# Update on things



## jdavis10 (Oct 1, 2012)

Well I met a new lady 2 weeks ago. We seem to be ok. Girl is 22. Very Christian. Seems to have good values. She does tell me she loves me alot after 1-2 weeks together. I am assuming maybe I am one of her few boyfriends. She is also very uptight on everything her parents say (which I don't like) because they are the ones providing for her. Things seem to be going smoothly I just would like Selyn and I to get a place together but she told me she cant until she was married. I don't like that at all. I want to live with my partner BEFORE marriage to see how well we will mesh living together for quite awhile before a wedding or anything.


----------



## Asian Spirit (Mar 1, 2010)

A young lady in that age group in most cases (in the Philippines) is still dependent on and living with parents until marriage.

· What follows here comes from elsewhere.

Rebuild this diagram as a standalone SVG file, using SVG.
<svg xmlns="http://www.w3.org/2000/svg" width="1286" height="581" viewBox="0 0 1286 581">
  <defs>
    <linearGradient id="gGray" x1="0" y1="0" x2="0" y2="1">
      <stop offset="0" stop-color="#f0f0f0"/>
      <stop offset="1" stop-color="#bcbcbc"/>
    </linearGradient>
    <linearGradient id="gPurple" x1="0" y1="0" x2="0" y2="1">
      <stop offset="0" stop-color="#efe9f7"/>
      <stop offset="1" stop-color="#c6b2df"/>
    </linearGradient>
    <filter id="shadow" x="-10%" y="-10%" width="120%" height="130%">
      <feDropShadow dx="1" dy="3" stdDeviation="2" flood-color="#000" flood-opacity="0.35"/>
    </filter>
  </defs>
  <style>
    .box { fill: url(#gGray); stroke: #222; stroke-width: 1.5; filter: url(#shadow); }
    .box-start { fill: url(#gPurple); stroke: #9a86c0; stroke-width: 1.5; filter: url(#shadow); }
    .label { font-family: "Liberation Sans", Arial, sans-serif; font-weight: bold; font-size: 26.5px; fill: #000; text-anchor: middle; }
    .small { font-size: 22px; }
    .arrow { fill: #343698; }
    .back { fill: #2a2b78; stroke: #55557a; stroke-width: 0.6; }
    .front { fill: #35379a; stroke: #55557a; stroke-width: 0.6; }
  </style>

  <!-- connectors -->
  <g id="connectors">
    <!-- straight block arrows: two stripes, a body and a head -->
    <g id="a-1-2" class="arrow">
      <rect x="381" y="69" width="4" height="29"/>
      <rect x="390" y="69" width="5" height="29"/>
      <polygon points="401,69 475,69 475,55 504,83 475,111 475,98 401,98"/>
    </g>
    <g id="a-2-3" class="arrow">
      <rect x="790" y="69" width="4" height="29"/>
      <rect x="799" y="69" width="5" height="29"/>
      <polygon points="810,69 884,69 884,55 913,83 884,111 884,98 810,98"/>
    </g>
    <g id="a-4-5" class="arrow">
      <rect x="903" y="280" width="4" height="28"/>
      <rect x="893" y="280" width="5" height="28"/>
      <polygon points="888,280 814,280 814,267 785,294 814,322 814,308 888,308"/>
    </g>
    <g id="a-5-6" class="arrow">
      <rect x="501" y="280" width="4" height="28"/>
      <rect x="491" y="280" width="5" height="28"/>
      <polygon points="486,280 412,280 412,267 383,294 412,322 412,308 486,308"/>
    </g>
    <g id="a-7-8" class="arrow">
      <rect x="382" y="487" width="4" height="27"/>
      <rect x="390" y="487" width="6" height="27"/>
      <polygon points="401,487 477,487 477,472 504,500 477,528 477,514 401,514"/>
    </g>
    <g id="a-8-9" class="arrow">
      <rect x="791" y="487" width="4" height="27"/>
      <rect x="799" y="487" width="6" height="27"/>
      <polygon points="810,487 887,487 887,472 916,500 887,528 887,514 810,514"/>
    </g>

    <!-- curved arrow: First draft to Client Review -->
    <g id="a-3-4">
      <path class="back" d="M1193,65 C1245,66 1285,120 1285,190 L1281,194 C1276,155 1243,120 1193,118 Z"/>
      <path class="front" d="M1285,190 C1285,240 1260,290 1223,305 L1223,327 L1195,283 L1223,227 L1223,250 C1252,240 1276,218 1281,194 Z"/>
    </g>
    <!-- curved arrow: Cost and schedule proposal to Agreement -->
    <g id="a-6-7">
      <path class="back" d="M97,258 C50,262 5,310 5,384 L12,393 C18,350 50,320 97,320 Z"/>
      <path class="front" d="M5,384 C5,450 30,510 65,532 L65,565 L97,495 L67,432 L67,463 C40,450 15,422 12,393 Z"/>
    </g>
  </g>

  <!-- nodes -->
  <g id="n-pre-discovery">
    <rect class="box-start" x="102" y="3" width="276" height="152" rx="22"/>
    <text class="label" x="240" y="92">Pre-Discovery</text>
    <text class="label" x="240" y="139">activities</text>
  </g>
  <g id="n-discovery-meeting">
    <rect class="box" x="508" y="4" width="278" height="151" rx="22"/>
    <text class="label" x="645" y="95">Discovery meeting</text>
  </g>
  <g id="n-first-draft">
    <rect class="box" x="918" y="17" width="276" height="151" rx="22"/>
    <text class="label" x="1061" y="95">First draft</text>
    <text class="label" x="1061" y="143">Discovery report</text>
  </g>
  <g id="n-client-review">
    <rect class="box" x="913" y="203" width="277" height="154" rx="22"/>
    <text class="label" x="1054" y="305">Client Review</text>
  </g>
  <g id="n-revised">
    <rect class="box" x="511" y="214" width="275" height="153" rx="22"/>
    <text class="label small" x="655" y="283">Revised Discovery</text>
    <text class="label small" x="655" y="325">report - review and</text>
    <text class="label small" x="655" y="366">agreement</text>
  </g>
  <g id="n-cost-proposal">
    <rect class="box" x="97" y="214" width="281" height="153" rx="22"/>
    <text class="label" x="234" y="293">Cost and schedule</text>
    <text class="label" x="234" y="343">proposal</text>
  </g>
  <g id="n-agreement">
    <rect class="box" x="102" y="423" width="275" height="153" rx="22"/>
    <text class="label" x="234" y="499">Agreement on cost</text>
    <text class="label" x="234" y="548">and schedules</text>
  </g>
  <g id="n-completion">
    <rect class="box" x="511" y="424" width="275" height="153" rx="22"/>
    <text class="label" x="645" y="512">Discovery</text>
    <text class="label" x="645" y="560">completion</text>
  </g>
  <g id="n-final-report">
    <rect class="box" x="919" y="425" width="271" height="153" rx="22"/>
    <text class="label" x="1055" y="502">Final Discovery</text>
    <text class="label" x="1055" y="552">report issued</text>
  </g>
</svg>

That is the traditional way in the Philippines. 
Sounds like her parents have raised her right and with good values. To live with you or anyone else before marriage would then bring dishonor upon not only herself, but her parents and extended family as well.

True love and marriage is not designed to be an experiment in living together or like a pair of shoes to be tried on and then be returned to the shelf if not decided upon. 
If she is good enough to live with, then she is good enough to marry for life. If not, then she is obviously the wrong girl to begin with and living together would not change that...


----------